WORK INSTRUCTIONS —
Search the listing below for the string "this" and copy every line where it occurs.

ENTRIES SUPPLIED —
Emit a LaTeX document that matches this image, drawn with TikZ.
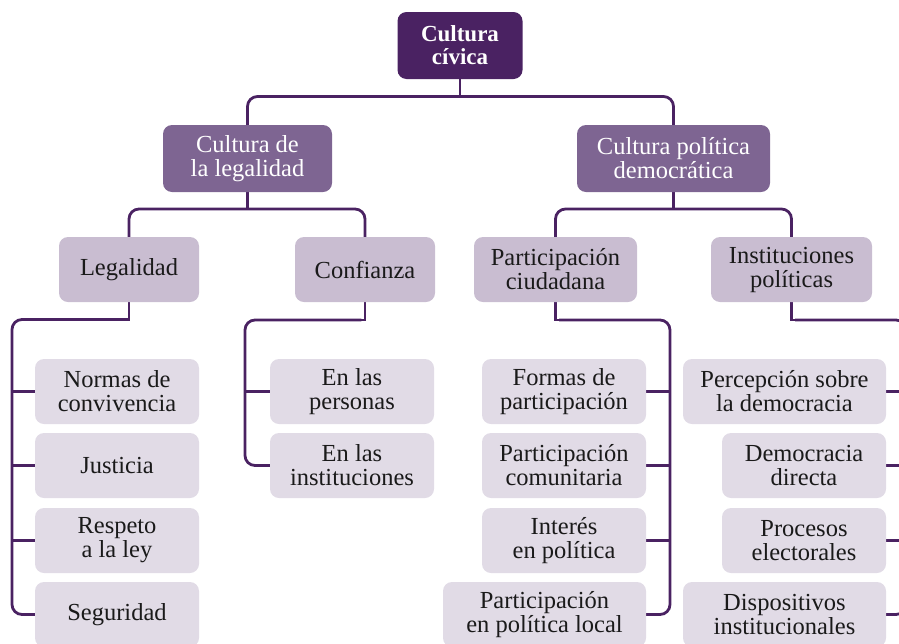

--

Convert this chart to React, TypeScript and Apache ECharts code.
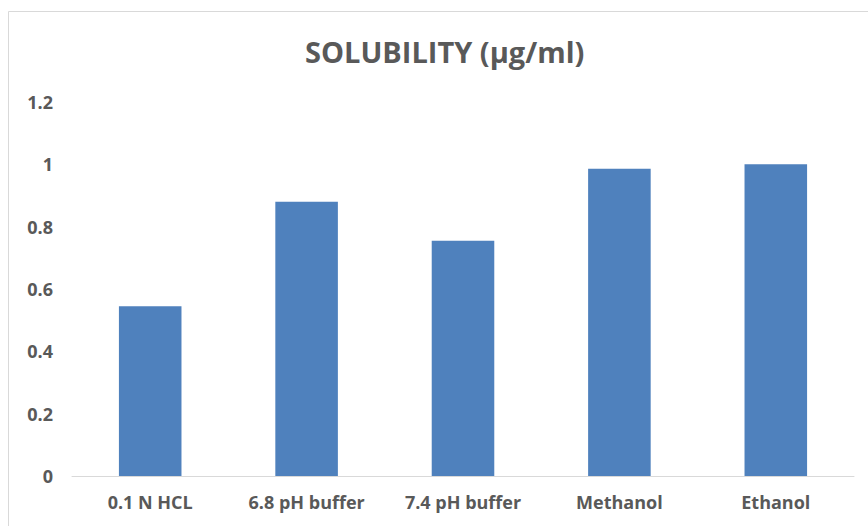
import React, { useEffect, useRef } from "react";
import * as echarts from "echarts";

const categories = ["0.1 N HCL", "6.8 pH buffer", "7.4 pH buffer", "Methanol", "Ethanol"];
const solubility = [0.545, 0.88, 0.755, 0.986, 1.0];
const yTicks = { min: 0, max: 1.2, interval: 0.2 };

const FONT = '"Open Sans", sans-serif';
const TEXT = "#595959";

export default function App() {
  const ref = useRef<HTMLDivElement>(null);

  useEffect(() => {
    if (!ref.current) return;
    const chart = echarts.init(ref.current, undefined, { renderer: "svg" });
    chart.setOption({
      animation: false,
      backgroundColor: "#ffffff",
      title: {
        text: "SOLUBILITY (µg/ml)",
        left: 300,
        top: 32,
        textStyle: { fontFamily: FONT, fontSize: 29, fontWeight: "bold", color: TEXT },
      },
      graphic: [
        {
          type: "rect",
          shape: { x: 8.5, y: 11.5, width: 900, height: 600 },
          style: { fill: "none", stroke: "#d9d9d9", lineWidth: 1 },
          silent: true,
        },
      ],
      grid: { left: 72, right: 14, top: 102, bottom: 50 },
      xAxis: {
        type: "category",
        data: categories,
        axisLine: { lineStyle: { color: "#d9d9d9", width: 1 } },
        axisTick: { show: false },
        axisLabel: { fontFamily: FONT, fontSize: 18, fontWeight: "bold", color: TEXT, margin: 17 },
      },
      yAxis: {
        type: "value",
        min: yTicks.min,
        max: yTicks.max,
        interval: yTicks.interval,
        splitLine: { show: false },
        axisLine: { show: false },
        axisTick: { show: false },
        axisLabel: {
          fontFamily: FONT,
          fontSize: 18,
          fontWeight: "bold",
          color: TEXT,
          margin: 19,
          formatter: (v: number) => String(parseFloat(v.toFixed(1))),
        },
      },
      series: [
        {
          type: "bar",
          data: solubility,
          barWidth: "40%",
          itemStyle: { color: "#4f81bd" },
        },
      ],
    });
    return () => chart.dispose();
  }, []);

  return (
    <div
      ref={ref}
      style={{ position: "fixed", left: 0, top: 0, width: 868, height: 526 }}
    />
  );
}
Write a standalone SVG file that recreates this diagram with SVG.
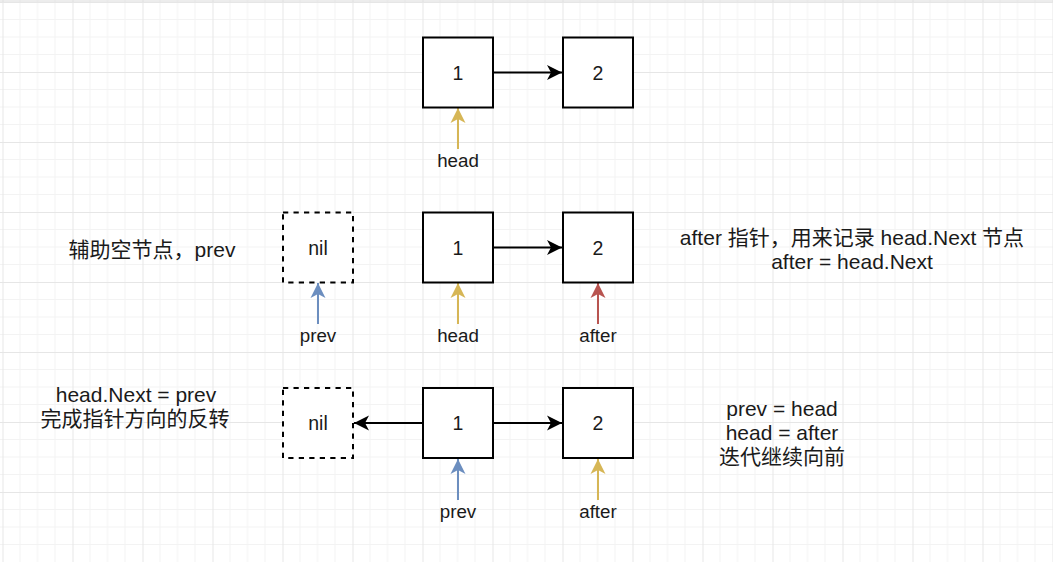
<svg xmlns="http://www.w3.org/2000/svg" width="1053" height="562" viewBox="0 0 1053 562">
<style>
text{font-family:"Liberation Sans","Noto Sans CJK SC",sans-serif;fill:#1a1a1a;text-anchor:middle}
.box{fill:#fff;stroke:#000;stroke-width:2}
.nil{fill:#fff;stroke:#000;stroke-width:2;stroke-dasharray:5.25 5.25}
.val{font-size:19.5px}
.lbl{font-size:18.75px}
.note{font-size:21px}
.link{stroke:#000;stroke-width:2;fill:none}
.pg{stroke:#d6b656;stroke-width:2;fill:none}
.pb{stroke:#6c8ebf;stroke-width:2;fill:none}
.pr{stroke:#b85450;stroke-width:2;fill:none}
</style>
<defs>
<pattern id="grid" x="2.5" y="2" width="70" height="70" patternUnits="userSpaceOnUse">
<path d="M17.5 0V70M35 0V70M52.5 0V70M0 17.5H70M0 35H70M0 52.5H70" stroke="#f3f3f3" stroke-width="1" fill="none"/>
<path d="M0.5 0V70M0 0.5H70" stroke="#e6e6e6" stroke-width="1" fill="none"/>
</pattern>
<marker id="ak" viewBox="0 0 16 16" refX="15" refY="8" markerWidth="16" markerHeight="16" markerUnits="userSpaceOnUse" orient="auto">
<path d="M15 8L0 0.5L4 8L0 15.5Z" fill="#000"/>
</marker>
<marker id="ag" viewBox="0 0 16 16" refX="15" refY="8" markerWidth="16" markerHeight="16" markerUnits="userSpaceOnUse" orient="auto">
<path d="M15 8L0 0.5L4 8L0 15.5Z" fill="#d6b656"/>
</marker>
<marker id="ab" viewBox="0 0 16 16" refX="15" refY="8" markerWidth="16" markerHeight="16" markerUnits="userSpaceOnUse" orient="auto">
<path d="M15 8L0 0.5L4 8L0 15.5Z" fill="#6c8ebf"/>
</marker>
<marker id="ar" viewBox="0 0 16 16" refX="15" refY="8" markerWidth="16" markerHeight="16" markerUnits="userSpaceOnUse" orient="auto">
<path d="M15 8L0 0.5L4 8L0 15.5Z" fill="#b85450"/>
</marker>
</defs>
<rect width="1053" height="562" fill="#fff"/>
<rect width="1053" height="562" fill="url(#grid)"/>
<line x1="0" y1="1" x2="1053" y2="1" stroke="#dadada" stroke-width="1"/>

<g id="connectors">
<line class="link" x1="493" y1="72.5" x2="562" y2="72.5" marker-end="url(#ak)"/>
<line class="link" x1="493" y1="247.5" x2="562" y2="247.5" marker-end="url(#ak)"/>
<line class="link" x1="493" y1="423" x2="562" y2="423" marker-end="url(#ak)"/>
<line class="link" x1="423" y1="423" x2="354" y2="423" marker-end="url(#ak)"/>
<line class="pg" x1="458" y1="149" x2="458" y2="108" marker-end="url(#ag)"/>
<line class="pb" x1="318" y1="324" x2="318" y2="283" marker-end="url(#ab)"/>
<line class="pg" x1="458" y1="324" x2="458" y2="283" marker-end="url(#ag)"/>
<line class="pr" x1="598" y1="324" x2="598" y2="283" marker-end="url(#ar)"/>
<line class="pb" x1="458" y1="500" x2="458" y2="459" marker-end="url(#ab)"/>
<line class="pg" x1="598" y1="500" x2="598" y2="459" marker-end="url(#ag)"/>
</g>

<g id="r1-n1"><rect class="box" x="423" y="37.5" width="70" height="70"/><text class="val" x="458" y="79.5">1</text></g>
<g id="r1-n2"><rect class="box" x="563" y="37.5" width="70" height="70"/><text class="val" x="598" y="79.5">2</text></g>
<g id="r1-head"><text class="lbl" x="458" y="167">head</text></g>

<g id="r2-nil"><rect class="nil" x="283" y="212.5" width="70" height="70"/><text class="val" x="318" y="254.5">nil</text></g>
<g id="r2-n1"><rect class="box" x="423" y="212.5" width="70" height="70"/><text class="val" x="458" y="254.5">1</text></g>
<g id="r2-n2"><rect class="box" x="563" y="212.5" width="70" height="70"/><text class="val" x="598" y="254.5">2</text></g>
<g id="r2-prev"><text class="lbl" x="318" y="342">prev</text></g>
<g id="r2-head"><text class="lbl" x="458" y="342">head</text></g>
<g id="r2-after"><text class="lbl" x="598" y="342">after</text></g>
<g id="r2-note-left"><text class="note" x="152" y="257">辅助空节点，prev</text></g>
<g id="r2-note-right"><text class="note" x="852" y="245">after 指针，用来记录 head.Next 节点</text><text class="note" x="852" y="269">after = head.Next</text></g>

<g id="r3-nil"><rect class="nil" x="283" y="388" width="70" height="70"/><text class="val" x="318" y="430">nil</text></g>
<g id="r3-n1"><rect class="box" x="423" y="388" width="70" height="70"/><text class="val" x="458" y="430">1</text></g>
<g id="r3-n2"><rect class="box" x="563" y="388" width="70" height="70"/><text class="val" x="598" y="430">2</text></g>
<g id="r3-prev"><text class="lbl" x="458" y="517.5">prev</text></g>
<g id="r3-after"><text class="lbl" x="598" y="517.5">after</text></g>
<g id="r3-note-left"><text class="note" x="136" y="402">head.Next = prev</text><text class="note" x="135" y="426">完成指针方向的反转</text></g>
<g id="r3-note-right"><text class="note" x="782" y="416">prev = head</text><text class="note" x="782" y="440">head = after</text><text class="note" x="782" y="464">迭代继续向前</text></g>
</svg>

FULL SOLUTION —
Emit a LaTeX document that matches this image, drawn with TikZ.
Convert this chart to React, TypeScript and Apache ECharts code.
Write a standalone SVG file that recreates this diagram with SVG.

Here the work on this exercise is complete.